Andaba yo por el tercer tiempo de Fuencarral Veteranos, hablando de estas cosas de viejunos, supurando odio eterno al rugby moderno y pidiéndole a Paco, un sevillano elegante, como tiene que ser, que estaba dentro de la barra repartiendo bebida, un whisky de batalla, apto para aliñar Coca Cola, que el rico rico rico que me estaban ofreciendo no lo quería probar hasta lograr un partido con al menos un ensayo por el ala y un placaje defensivo de los que salvan otro, mientras le decía a Paco que Coco se acercaba al oval como andaluz de paso lento, con la elegancia de un mayoral de bravo, con la misma pausa y temple con que se venencia el fino de Jerez y va y me dice: Coco es amigo mío. Coño, le digo: ¿Coincidiste con él? Dile de mi parte que tiene admiradores en La Mancha y, vaya con Dios. Paco resulta ser el 3 de aquel paquete, y es campeón de DH con aquel legendario Ciencias. Y conoce y es amigo de todos esos monstruos: Ontiveros, Cecilia, los Torres Morote, Bosco… Y rememoramos juntos aquel partido en Sevilla donde arroyaron al Gernika y conquistaron el título. Paco se muestra algo nostálgico cuando se ve en la pantalla sin canas, empujando melés con la fuerza de un toro, comenzando desde la primera línea el rugby más alegre que ha visto la piel de toro. Y yo estoy tan emocionado que necesito otro White Label, pero da la hora del último metro y esa Cenicienta del rugby que soy yo tiene que volver a casa, llena de ilusión por tener la posibilidad de compartir el melón con tales excelencias. Así es un tercer tiempo de Fuencarral. Oro puro. Rugby y amistad. Lo mejor de la vida.
En el Campo de Tres Olivos juega Paco, juega Valerio, juegan Nahuel, Cyrile, Rapha, Iniesta, Krispy, Machaca… Y entrena al equipo Fernando López, un santanderino que da las voces de mando con juramentos rioplatenses: ‘así no, pelotudos’. En Tres Olivos se juega un rugby que ya no volverá. Un rugby fácil y alegre de padres de familia que se divierten juntos, alejado de la tensión competitiva del rugby de jóvenes. Los de Fuenca juegan al paso porque nada tienen que demostrar. Y su coaching es impagable. Enseñan con paciencia, premian lo positivo, se ríen de lo negativo, y, para el tercer tiempo, nada de macarrones pasados de mierda: escalopines al cabrales, tortilla casera, quesos escogidos, buenos caldos. Y para el postre, agua de fuego. Que esto es el rugby, señores. Deporte de caballeros y de damas de piquito fino y formas educadas.

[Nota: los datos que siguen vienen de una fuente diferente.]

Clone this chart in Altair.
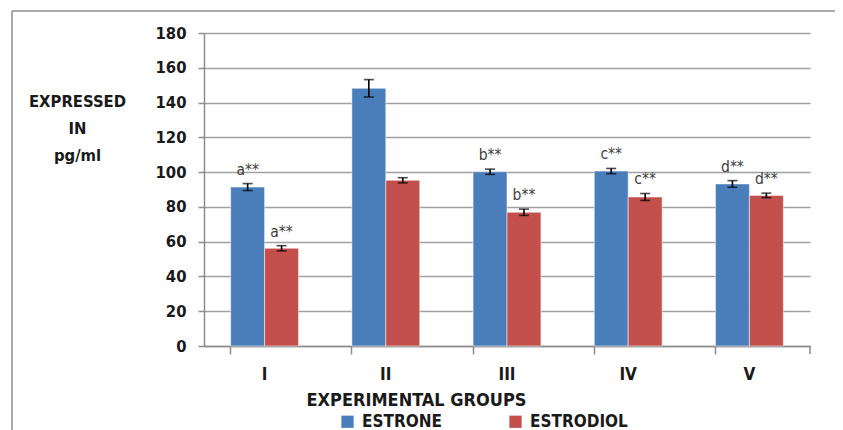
import altair as alt
import pandas as pd

groups = ["I", "II", "III", "IV", "V"]
series = ["ESTRONE", "ESTRODIOL"]
estrone = [91.4, 148.2, 100.2, 100.6, 93.2]
estrone_err = [2.0, 5.0, 1.5, 1.5, 1.9]
estrodiol = [56.2, 95.3, 76.9, 85.7, 86.6]
estrodiol_err = [1.5, 1.5, 1.8, 2.0, 1.3]
estrone_lbl = ["a**", "", "b**", "c**", "d**"]
estrodiol_lbl = ["a**", "", "b**", "c**", "d**"]
y_ticks = [0, 20, 40, 60, 80, 100, 120, 140, 160, 180]

rows = []
for s, vals, errs, lbls in [("ESTRONE", estrone, estrone_err, estrone_lbl),
                            ("ESTRODIOL", estrodiol, estrodiol_err, estrodiol_lbl)]:
    for g, v, e, l in zip(groups, vals, errs, lbls):
        rows.append({"group": g, "series": s, "value": v,
                     "lo": v - e, "hi": v + e, "label": l})
df = pd.DataFrame(rows)

FONT = "DejaVu Sans Condensed, DejaVu Sans"
W, H = 606, 313
TXT = "#1a1a1a"
AX = "#8c8c8c"

xscale = alt.Scale(paddingInner=0.44, paddingOuter=0.22)
xaxis = alt.Axis(title="EXPERIMENTAL  GROUPS", labelAngle=0,
                 labelFont=FONT, labelFontSize=17, labelFontWeight="bold",
                 labelColor=TXT, labelPadding=12,
                 bandPosition=0, tickSize=8, tickColor=AX, tickWidth=1.5,
                 domainColor=AX, domainWidth=1.5,
                 titleFont=FONT, titleFontSize=18, titleFontWeight="bold",
                 titleColor=TXT, titleX=212, titleY=54,
                 titleAlign="center", titleBaseline="middle", grid=False)
yscale = alt.Scale(domain=[0, 180], nice=False)
yaxis = alt.Axis(values=y_ticks, title=["EXPRESSED", "IN", "pg/ml"],
                 labelOverlap=False, labelFlush=False,
                 titleAngle=0, titleX=-127, titleY=68, titleAlign="center",
                 titleBaseline="middle", titleLineHeight=27,
                 titleFont=FONT, titleFontSize=16.5, titleFontWeight="bold",
                 titleColor=TXT,
                 labelFont=FONT, labelFontSize=16.5, labelFontWeight="bold",
                 labelColor=TXT, labelPadding=12,
                 tickSize=6, tickColor=AX, tickWidth=1.5,
                 domainColor=AX, domainWidth=1.5,
                 grid=True, gridColor="#a0a0a0", gridWidth=1.6)


def X():
    return alt.X("group:N", sort=groups, scale=xscale, axis=xaxis)


def Y(field):
    return alt.Y(field, type="quantitative", scale=yscale, axis=yaxis)


xo = alt.XOffset("series:N", sort=series, scale=alt.Scale(paddingInner=0, paddingOuter=0))

base = alt.Chart(df)

bars = base.mark_bar(strokeWidth=1, strokeOpacity=0.5, stroke="white").encode(
    x=X(), xOffset=xo, y=Y("value"),
    color=alt.Color("series:N", sort=series,
                    scale=alt.Scale(domain=series, range=["#4a7ebb", "#c4504e"]),
                    legend=alt.Legend(title=None, orient="none", legendX=135, legendY=380,
                                      direction="horizontal", columns=2, columnPadding=65,
                                      symbolType="square", symbolSize=150,
                                      symbolStrokeWidth=0, symbolOpacity=1,
                                      labelFont=FONT, labelFontSize=17,
                                      labelFontWeight="bold", labelColor=TXT,
                                      labelOffset=6)),
)

err = base.mark_rule(color="black", strokeWidth=1.6).encode(
    x=X(), xOffset=xo, y=Y("lo"), y2="hi:Q")
cap_lo = base.mark_tick(color="black", thickness=1.6, size=10, orient="horizontal").encode(
    x=X(), xOffset=xo, y=Y("lo"))
cap_hi = base.mark_tick(color="black", thickness=1.6, size=10, orient="horizontal").encode(
    x=X(), xOffset=xo, y=Y("hi"))
txt = base.mark_text(font=FONT, fontSize=15.5, color="#404040", baseline="alphabetic",
                     dy=-9).encode(
    x=X(), xOffset=xo, y=Y("hi"), text="label:N")

one = alt.Data(values=[{}])
end_tick = alt.Chart(one).mark_rule(color=AX, strokeWidth=1.5).encode(
    x=alt.value(W), y=alt.value(H), y2=alt.value(H + 8))
frame_top = alt.Chart(one).mark_rule(color=AX, strokeWidth=1.5).encode(
    x=alt.value(-192), x2=alt.value(660), y=alt.value(-22))
frame_left = alt.Chart(one).mark_rule(color=AX, strokeWidth=1.5).encode(
    x=alt.value(-192), y=alt.value(-22), y2=alt.value(420))

chart = alt.layer(bars, err, cap_lo, cap_hi, txt, end_tick, frame_top, frame_left).properties(
    width=W, height=H,
    autosize=alt.AutoSizeParams(type="none"),
    padding={"left": 196, "top": 25, "right": 25, "bottom": 84},
    background="white",
).configure_view(stroke=None)

chart.save("out.html", embed_options={"renderer": "svg", "actions": False})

Me queda por decirles que Fuenca tiene la mejor sede que he visto: un bareto con ínfulas de pub irlandés repleto de recuerdos de rugby. Un museo. Y si quieren conocer el ambiente y donar a una buena causa (ITT Foundation, ayuda a colectivos desfavorecidos en España y Gambia), vengan a ver el torneo de veteranos que organizan el próximo día 24. Cada cerveza y cada tapita ayudan a conseguir un mundo mejor y mas humano. Lo dicho: viva el rugby viejuno.